Politica, i nati negli anni ’60
non hanno fatto carriera

Virginia Raggi 37 anni, Chiara Appendino 32 anni. Sono trentenni le due nuove sindachesse di Roma e di Torino per il Movimento Cinque Stelle, che tra gli uomini di punta ha Luigi Di Maio, 29 anni, e Alessandro Di Battista, 37 anni. Il presidente del Consiglio, Matteo Renzi, ha 41 anni; il suo governo, in carica dal 22 febbraio 2014, ha l’età media più bassa, 48 anni, nella storia della Repubblica.

All’opposizione, Matteo Salvini ha 43 anni, Giorgia Meloni 39. Irene Pivetti ha ora 53 anni e divenne presidente della Camera a soli 31 anni, ma da qualche tempo, pur essendo più giovane di colei che regge adesso quella carica, Laura Boldrini (55 anni), è più un personaggio televisivo che politico.
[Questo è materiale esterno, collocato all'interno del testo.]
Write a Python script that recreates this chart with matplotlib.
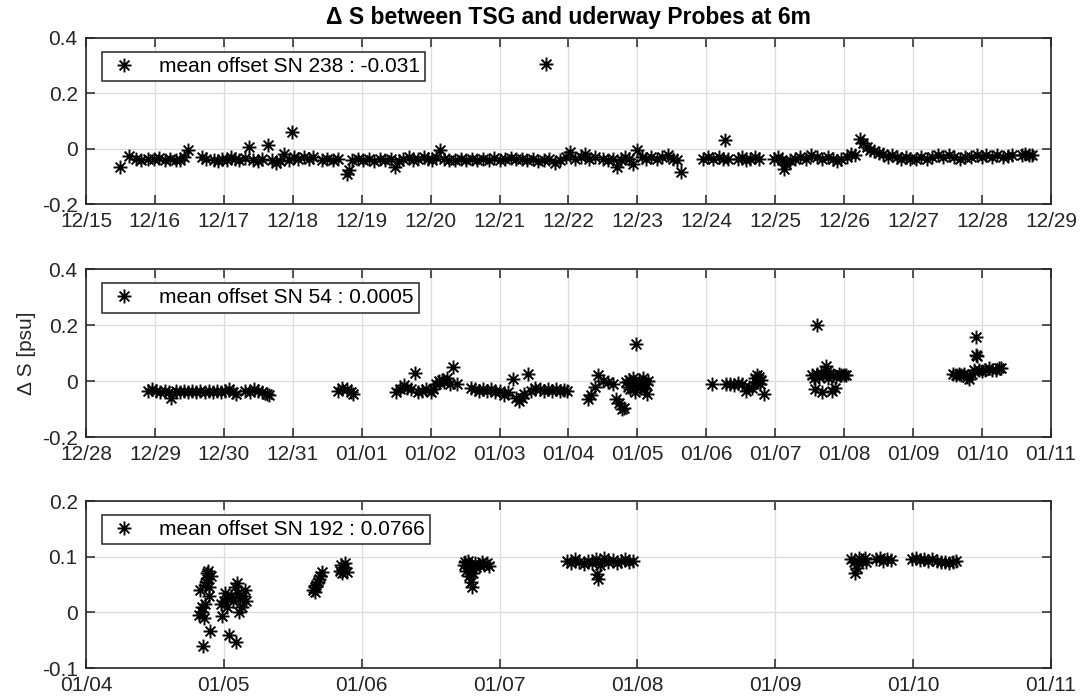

Chi è nato negli anni Sessanta ha l’impressione di essere stato scavalcato dalla politica. O, forse, che nessuno della stessa generazione sia stato in grado di imporsi nella gestione della cosa pubblica. Eppure, in Italia gli anni con più nati sono stati il 1964 (furono 1.035.207) e il 1965 (1.017.944).

Chi è cresciuto all’ombra di Craxi, Andreotti e Forlani si è poi ritrovato tra Berlusconi e Prodi, ora, rispettivamente, 79 e 76 anni. Una stagione ventennale, conclusa da Monti, 73 anni. In pratica al governo c’è sempre stato, probabilmente troppo a lungo, chi aveva l’età dei nonni e dei padri. Nato negli anni Sessanta era Enrico Letta: ma il suo governo è rimasto in carica meno di dieci mesi. Poi sono arrivati la rottamazione renziana e i trentenni grillini. Insomma, dai padri ai fratelli minori o addirittura ai figli.

Non è un problema solo italiano. Obama è nato nel 1961: i suoi otto anni di presidenza, però, sono al traguardo. Arriveranno Hillary Clinton, 68 anni, o Donald Trump, 70 anni. In Europa Angela Merkel, François Holland e Mariano Rajoy hanno 61 anni. Brexit o non Brexit, va meglio nel Regno Unito: David Cameron ha 48 anni, il suo rivale Boris Johnson 50.

Verosimilmente un’intera generazione, che in Italia è la più numerosa della storia, paga la longevità politica dei nonni e dei padri, subendo, ora, l’avanzata dei trentenni. Chi ha finito gli studi nell’era delle macchine per scrivere è già oscurato dai nativi digitali. Che peccato!